Key Decisions for Investors

  • Buy LMT and RTX (equal-weight) — accumulate over 1–3 months on pullbacks. Timeframe: 12–24 months. Rationale: capture multi-year uptick in Arctic-capable platforms and ISR procurements; target +15–25% upside vs ~10% downside if de-escalation occurs. Size: 3–5% net long portfolio exposure.
  • Long BAE.L and Thales (pair) — overweight European primes for 6–24 months. Rationale: potential shift of NATO/Nordic sourcing to European suppliers; expected revenue re-rating if EU-led Arctic programs scale. Risk: currency and political reconciliation could remove catalyst; expected asymmetry +20%/−12%.

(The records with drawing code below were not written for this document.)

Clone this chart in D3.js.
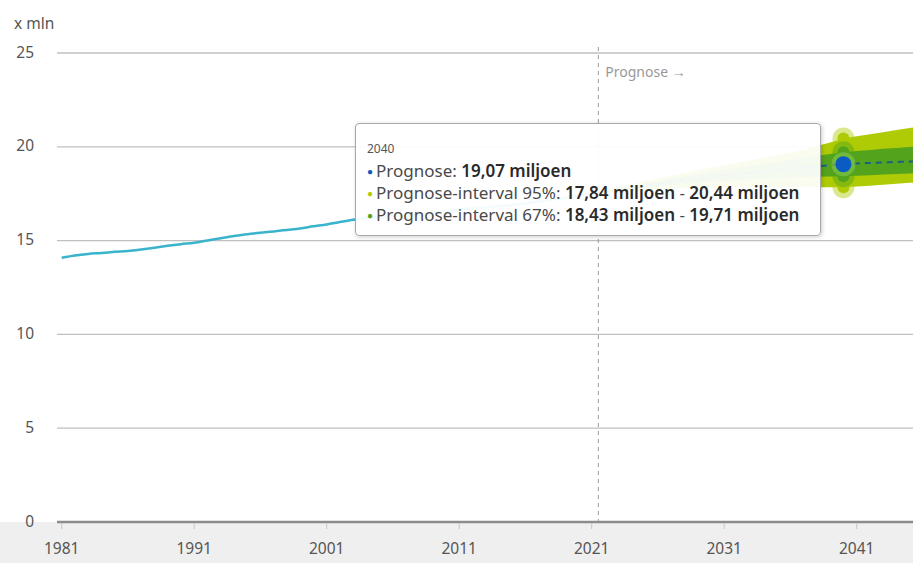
<!DOCTYPE html>
<html>
<head>
<meta charset="utf-8">
<script src="https://cdn.jsdelivr.net/npm/d3@7"></script>
<style>
	body { margin: 0; background: #fff; font-family: "Noto Sans", "Open Sans", sans-serif; }
	#wrap { position: relative; width: 913px; height: 563px; overflow: hidden; }
	svg { position: absolute; left: 0; top: 0; }
	.tip {
		position: absolute;
		background: rgba(255, 255, 255, 0.94);
		border: 1px solid #a8a8a8;
		border-radius: 4px;
		box-shadow: 1px 1px 4px rgba(0, 0, 0, 0.2);
		color: #4a4a4a;
		font-size: 17px;
		line-height: 22px;
		padding: 17px 4px 4px 11px;
		box-sizing: border-box;
		white-space: nowrap;
	}
	.tip .title { font-size: 12px; line-height: 16px; color: #555; margin-bottom: 3px; }
	.tip b { color: #2a2a2a; font-weight: 600; }
	.tip .dot { font-size: 10px; margin-right: 3px; vertical-align: 2px; }
</style>
</head>
<body>
<div id="wrap"></div>
<script>
	"use strict";

	/***** Data *****/

	// Bevolking op 1 januari (x mln)
	var histYears = [1981, 1982, 1983, 1984, 1985, 1986, 1987, 1988, 1989, 1990,
		1991, 1992, 1993, 1994, 1995, 1996, 1997, 1998, 1999, 2000,
		2001, 2002, 2003, 2004, 2005, 2006, 2007, 2008, 2009, 2010,
		2011, 2012, 2013, 2014, 2015, 2016, 2017, 2018, 2019, 2020, 2021];
	var histValues = [14.09, 14.21, 14.29, 14.34, 14.40, 14.45, 14.53, 14.62, 14.72, 14.81,
		14.89, 15.01, 15.13, 15.24, 15.34, 15.42, 15.49, 15.57, 15.65, 15.76,
		15.86, 15.99, 16.11, 16.19, 16.26, 16.31, 16.33, 16.36, 16.49, 16.58,
		16.66, 16.73, 16.78, 16.83, 16.90, 16.98, 17.08, 17.18, 17.28, 17.41, 17.48];

	// Prognose met intervallen
	var progYears = [2021, 2022, 2023, 2024, 2025, 2026, 2027, 2028, 2029, 2030,
		2031, 2032, 2033, 2034, 2035, 2036, 2037, 2038, 2039, 2040,
		2041, 2042, 2043, 2044, 2045, 2046];
	var progValues = [17.48, 17.59, 17.70, 17.81, 17.92, 18.02, 18.12, 18.22, 18.31, 18.40,
		18.48, 18.56, 18.63, 18.70, 18.77, 18.84, 18.90, 18.96, 19.02, 19.07,
		19.11, 19.14, 19.17, 19.19, 19.21, 19.23];
	var low95 = [17.48, 17.53, 17.58, 17.63, 17.69, 17.73, 17.77, 17.80, 17.82, 17.84,
		17.85, 17.86, 17.86, 17.86, 17.86, 17.86, 17.85, 17.85, 17.84, 17.84,
		17.88, 17.93, 17.98, 18.03, 18.08, 18.12];
	var high95 = [17.48, 17.66, 17.83, 18.00, 18.16, 18.31, 18.46, 18.61, 18.75, 18.89,
		19.02, 19.15, 19.28, 19.41, 19.54, 19.68, 19.86, 20.04, 20.23, 20.44,
		20.56, 20.67, 20.78, 20.89, 21.00, 21.10];
	var low67 = [17.48, 17.56, 17.64, 17.72, 17.80, 17.87, 17.94, 18.01, 18.07, 18.13,
		18.18, 18.22, 18.26, 18.30, 18.33, 18.36, 18.38, 18.40, 18.42, 18.43,
		18.46, 18.49, 18.52, 18.55, 18.58, 18.60];
	var high67 = [17.48, 17.62, 17.76, 17.90, 18.04, 18.17, 18.30, 18.43, 18.55, 18.67,
		18.78, 18.89, 18.99, 19.10, 19.20, 19.30, 19.42, 19.52, 19.62, 19.71,
		19.77, 19.83, 19.89, 19.94, 19.99, 20.04];

	var xTicks = [1981, 1991, 2001, 2011, 2021, 2031, 2041];
	var yTicks = [0, 5, 10, 15, 20, 25];
	var forecastStart = 2021.5;
	var hoverYear = 2040;

	/***** Constants *****/
	const width = 913;
	const height = 563;
	const gridLeft = 57;
	const axisFont = 15.5;

	const colHist = "#3ab3cc";
	const colProg = "#0a5bc4";
	const col95 = "#afcb05";
	const col67 = "#53a31d";

	var nl = d3.formatLocale({ decimal: ",", thousands: ".", grouping: [3], currency: ["€", ""] });
	var fmt = nl.format(".2f");

	/***** Scales *****/
	var x = d3.scaleLinear().domain([1981, 2041]).range([61.7, 856.7]);
	var y = d3.scaleLinear().domain([0, 25]).range([522, 53]);

	var wrap = d3.select("#wrap");
	var svg = wrap.append("svg").attr("width", width).attr("height", height);

	// Grey band below the axis
	svg.append("rect")
		.attr("x", 0).attr("y", y(0))
		.attr("width", width).attr("height", height - y(0))
		.attr("fill", "#efefef");

	// Gridlines
	svg.append("g").selectAll("line")
		.data(yTicks.filter(function (d) { return d > 0; }))
		.join("line")
		.attr("x1", gridLeft).attr("x2", width)
		.attr("y1", function (d) { return y(d); })
		.attr("y2", function (d) { return y(d); })
		.attr("stroke", "#c0c0c0")
		.attr("stroke-width", 1.3);

	// Y labels
	svg.append("g").selectAll("text")
		.data(yTicks)
		.join("text")
		.attr("x", 34)
		.attr("y", function (d) { return y(d); })
		.attr("dy", "0.3em")
		.attr("text-anchor", "end")
		.attr("font-size", axisFont)
		.attr("fill", "#555")
		.text(function (d) { return d; });

	svg.append("text")
		.attr("x", 14).attr("y", 29)
		.attr("font-size", axisFont)
		.attr("fill", "#555")
		.text("x mln");

	/***** Forecast bands *****/
	var prog = progYears.map(function (yr, i) {
		return { year: yr, v: progValues[i], lo95: low95[i], hi95: high95[i], lo67: low67[i], hi67: high67[i] };
	});

	var area95 = d3.area()
		.x(function (d) { return x(d.year); })
		.y0(function (d) { return y(d.lo95); })
		.y1(function (d) { return y(d.hi95); });
	var area67 = d3.area()
		.x(function (d) { return x(d.year); })
		.y0(function (d) { return y(d.lo67); })
		.y1(function (d) { return y(d.hi67); });

	svg.append("path").datum(prog).attr("d", area95).attr("fill", col95);
	svg.append("path").datum(prog).attr("d", area67).attr("fill", col67);

	// Historical line
	var hist = histYears.map(function (yr, i) { return { year: yr, v: histValues[i] }; });
	var line = d3.line()
		.x(function (d) { return x(d.year); })
		.y(function (d) { return y(d.v); })
		.curve(d3.curveMonotoneX);

	svg.append("path").datum(hist)
		.attr("d", line)
		.attr("fill", "none")
		.attr("stroke", colHist)
		.attr("stroke-width", 2.5);

	// Forecast line (dashed)
	svg.append("path").datum(prog)
		.attr("d", line)
		.attr("fill", "none")
		.attr("stroke", "#1c5f86")
		.attr("stroke-width", 2)
		.attr("stroke-dasharray", "6,5");

	/***** Forecast divider *****/
	svg.append("line")
		.attr("x1", x(forecastStart)).attr("x2", x(forecastStart))
		.attr("y1", 47).attr("y2", y(0))
		.attr("stroke", "#9a9a9a")
		.attr("stroke-width", 1)
		.attr("stroke-dasharray", "4,4");

	svg.append("text")
		.attr("x", x(forecastStart) + 7).attr("y", 77)
		.attr("font-size", 14)
		.attr("fill", "#999")
		.text("Prognose \u2192");

	/***** X axis *****/
	svg.append("line")
		.attr("x1", gridLeft).attr("x2", width)
		.attr("y1", y(0)).attr("y2", y(0))
		.attr("stroke", "#8c8c8c")
		.attr("stroke-width", 2.5);

	var xa = svg.append("g");
	xa.selectAll("line")
		.data(xTicks)
		.join("line")
		.attr("x1", function (d) { return x(d); })
		.attr("x2", function (d) { return x(d); })
		.attr("y1", y(0) + 1).attr("y2", y(0) + 7)
		.attr("stroke", "#c8c8c8");
	xa.selectAll("text")
		.data(xTicks)
		.join("text")
		.attr("x", function (d) { return x(d); })
		.attr("y", 554)
		.attr("text-anchor", "middle")
		.attr("font-size", axisFont)
		.attr("fill", "#555")
		.text(function (d) { return d; });

	/***** Hover markers at 2040 *****/
	var h = prog[progYears.indexOf(hoverYear)];
	var hx = x(h.year);
	var g = svg.append("g");

	[[h.hi95, col95], [h.lo95, col95], [h.hi67, col67], [h.lo67, col67]].forEach(function (m) {
		g.append("circle").attr("cx", hx).attr("cy", y(m[0])).attr("r", 11).attr("fill", m[1]).attr("opacity", 0.45);
		g.append("circle").attr("cx", hx).attr("cy", y(m[0])).attr("r", 6).attr("fill", m[1]);
	});
	g.append("circle").attr("cx", hx).attr("cy", y(h.v)).attr("r", 12).attr("fill", "#7fc24a").attr("opacity", 0.7);
	g.append("circle").attr("cx", hx).attr("cy", y(h.v)).attr("r", 8).attr("fill", colProg);

	/***** Tooltip *****/
	var tip = wrap.append("div").attr("class", "tip")
		.style("left", "355px").style("top", "123px")
		.style("width", "466px").style("height", "113px");

	tip.append("div").attr("class", "title").text(hoverYear);
	var rows = [
		[colProg, "Prognose: ", "<b>" + fmt(h.v) + " miljoen</b>"],
		[col95, "Prognose-interval 95%: ", "<b>" + fmt(h.lo95) + " miljoen</b> - <b>" + fmt(h.hi95) + " miljoen</b>"],
		[col67, "Prognose-interval 67%: ", "<b>" + fmt(h.lo67) + " miljoen</b> - <b>" + fmt(h.hi67) + " miljoen</b>"]
	];
	rows.forEach(function (r) {
		var row = tip.append("div");
		row.append("span").attr("class", "dot").style("color", r[0]).text("\u25CF");
		row.append("span").text(r[1]);
		row.append("span").html(r[2]);
	});
</script>
</body>
</html>
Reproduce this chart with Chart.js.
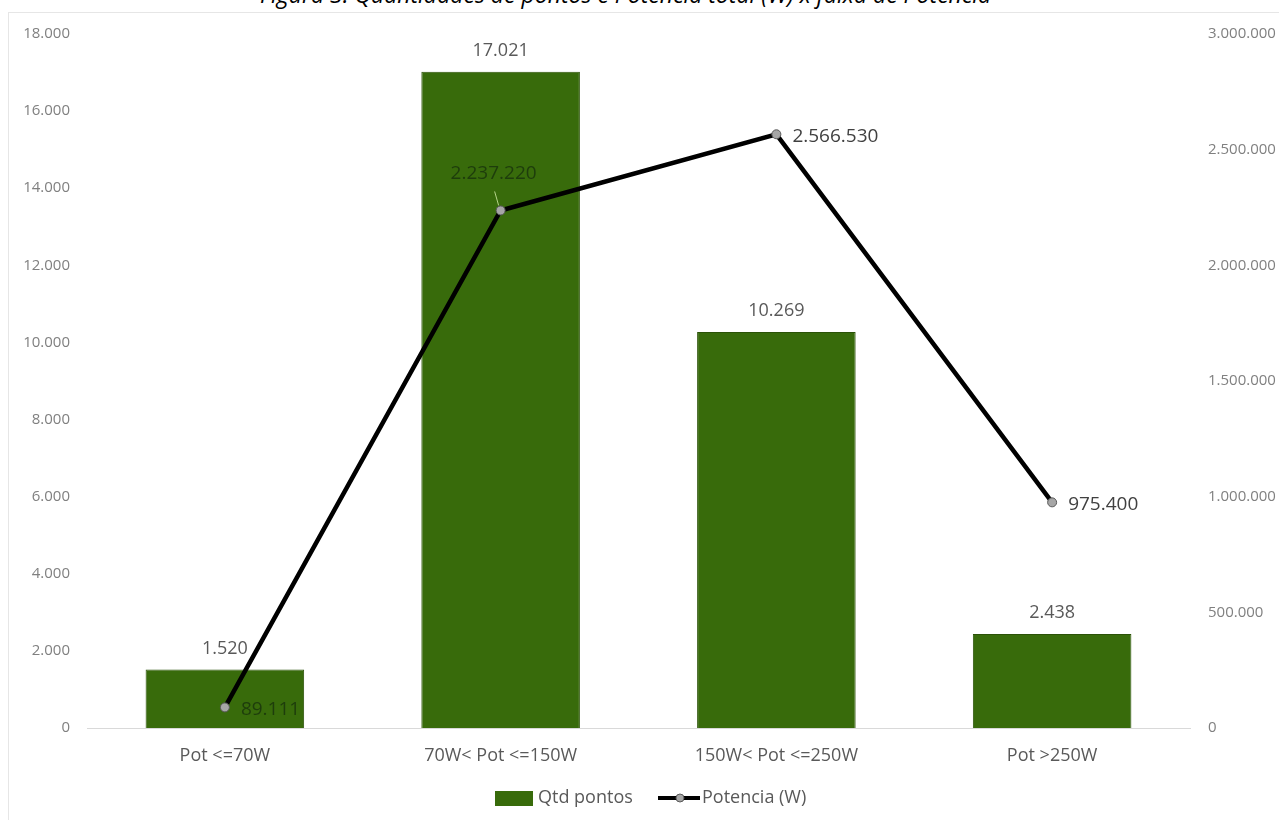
<!DOCTYPE html>
<html>
<head>
<meta charset="utf-8">
<script src="https://cdn.jsdelivr.net/npm/chart.js@4.4.1/dist/chart.umd.min.js"></script>
<style>
  html, body { margin: 0; padding: 0; background: #fff; overflow: hidden; }
  #wrap { position: relative; width: 1279px; height: 820px; overflow: hidden; }
  #title { position: absolute; top: -17px; left: -14px; width: 1279px; text-align: center; line-height: 23px;
           font-family: "Open Sans", sans-serif; font-style: italic; font-size: 23px; color: #000; white-space: nowrap; }
  #frame { position: absolute; left: 8px; top: 12px; width: 1271px; height: 808px;
           border-top: 1px solid #e6e6e6; border-left: 1px solid #e6e6e6; }
  canvas { position: absolute; left: 0; top: 0; }
</style>
</head>
<body>
<div id="wrap">
  <div id="frame"></div>
  <div id="title">Figura 3: Quantidades de pontos e Potência total (W) x faixa de Potência</div>
  <canvas id="c" width="1279" height="820"></canvas>
</div>
<script>
const categories = ["Pot <=70W", "70W< Pot <=150W", "150W< Pot <=250W", "Pot >250W"];
const qtdPontos = [1520, 17021, 10269, 2438];
const potencia = [89111, 2237220, 2566530, 975400];
const seriesNames = ["Qtd pontos", "Potencia (W)"];

function fmt(v) {
  return Math.round(v).toString().replace(/\B(?=(\d{3})+(?!\d))/g, ".");
}

const FONT = "'Open Sans', sans-serif";
const BAR_COLOR = "#386b0b";

const labelsPlugin = {
  id: "labelsPlugin",
  afterDatasetsDraw(chart) {
    const ctx = chart.ctx;
    ctx.save();
    ctx.font = "18px " + FONT;
    const barMeta = chart.getDatasetMeta(0);
    barMeta.data.forEach((el, i) => {
      ctx.fillStyle = "#595959";
      ctx.textAlign = "center";
      ctx.textBaseline = "middle";
      ctx.fillText(fmt(qtdPontos[i]), el.x, el.y - 21);
    });
    ctx.font = "19px " + FONT;
    const lineMeta = chart.getDatasetMeta(1);
    lineMeta.data.forEach((el, i) => {
      const txt = fmt(potencia[i]);
      ctx.textBaseline = "middle";
      if (i === 1) {
        ctx.strokeStyle = "#b5d48a";
        ctx.lineWidth = 1;
        ctx.beginPath();
        ctx.moveTo(el.x - 6, el.y - 19);
        ctx.lineTo(el.x - 2, el.y - 5);
        ctx.stroke();
        ctx.fillStyle = "#1e3d0c";
        ctx.textAlign = "center";
        ctx.fillText(txt, el.x - 7, el.y - 37);
      } else {
        ctx.fillStyle = (i === 0) ? "#1e3d0c" : "#404040";
        ctx.textAlign = "left";
        ctx.fillText(txt, el.x + 16, el.y + 2);
      }
    });
    // legend
    const ly = 798;
    ctx.font = "18px " + FONT;
    ctx.textAlign = "left";
    ctx.textBaseline = "middle";
    ctx.fillStyle = BAR_COLOR;
    ctx.fillRect(495, ly - 7, 38, 15);
    ctx.fillStyle = "#595959";
    ctx.fillText(seriesNames[0], 538, ly);
    ctx.strokeStyle = "#000";
    ctx.lineWidth = 4;
    ctx.beginPath();
    ctx.moveTo(658, ly);
    ctx.lineTo(700, ly);
    ctx.stroke();
    ctx.beginPath();
    ctx.arc(680, ly, 4, 0, Math.PI * 2);
    ctx.fillStyle = "#a6a6a6";
    ctx.fill();
    ctx.lineWidth = 1;
    ctx.strokeStyle = "#595959";
    ctx.stroke();
    ctx.fillStyle = "#595959";
    ctx.fillText(seriesNames[1], 702, ly);
    ctx.restore();
  }
};

new Chart(document.getElementById("c"), {
  data: {
    labels: categories,
    datasets: [
      {
        type: "bar",
        label: seriesNames[0],
        data: qtdPontos,
        backgroundColor: BAR_COLOR,
        borderColor: "#2b5208",
        borderWidth: 1,
        categoryPercentage: 1,
        barPercentage: 0.575,
        yAxisID: "y",
        order: 2
      },
      {
        type: "line",
        label: seriesNames[1],
        data: potencia,
        borderColor: "#000",
        borderWidth: 4.5,
        pointRadius: 4.5,
        pointBackgroundColor: "#a6a6a6",
        pointBorderColor: "#595959",
        pointBorderWidth: 1,
        tension: 0,
        yAxisID: "y2",
        order: 1
      }
    ]
  },
  options: {
    responsive: false,
    animation: false,
    devicePixelRatio: 1,
    layout: { padding: { top: 34, bottom: 0, left: 0, right: 0 } },
    plugins: { legend: { display: false }, tooltip: { enabled: false }, title: { display: false } },
    scales: {
      x: {
        grid: { display: false, drawTicks: false },
        border: { display: true, color: "#d9d9d9", width: 1 },
        ticks: { color: "#595959", font: { family: FONT, size: 18 }, padding: 17 },
        afterFit(s) { s.height = 92; }
      },
      y: {
        position: "left",
        min: 0, max: 18000,
        grid: { display: false, drawTicks: false },
        border: { display: false },
        ticks: { stepSize: 2000, color: "#808080", font: { family: FONT, size: 15 }, padding: 17,
                 callback: v => fmt(v) },
        afterFit(s) { s.width = 87; }
      },
      y2: {
        position: "right",
        min: 0, max: 3000000,
        grid: { display: false, drawTicks: false },
        border: { display: false },
        ticks: { stepSize: 500000, color: "#808080", font: { family: FONT, size: 15 }, padding: 18,
                 callback: v => fmt(v) },
        afterFit(s) { s.width = 89; }
      }
    }
  },
  plugins: [labelsPlugin]
});
</script>
</body>
</html>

  • Buy ITA (Aerospace & Defense ETF) and hedge with a small short on XLI (Industrial Select) — 6–12 month trade. Rationale: sector rotation into defense at the expense of broader industrial discretionary projects; expect relative outperformance of ~8–12% during reallocation. Hedge limits downside if macro growth weakens.
  • Buy MAXR (Maxar) or equivalent ISR/satellite equity exposure — purchase 12–18 month calls or stock. Rationale: increased demand for persistent Arctic imaging and mapping; high-volatility, high-upside (>30%) if multi-year ISR contracts are awarded, downside limited to equity volatility if budgets tighten.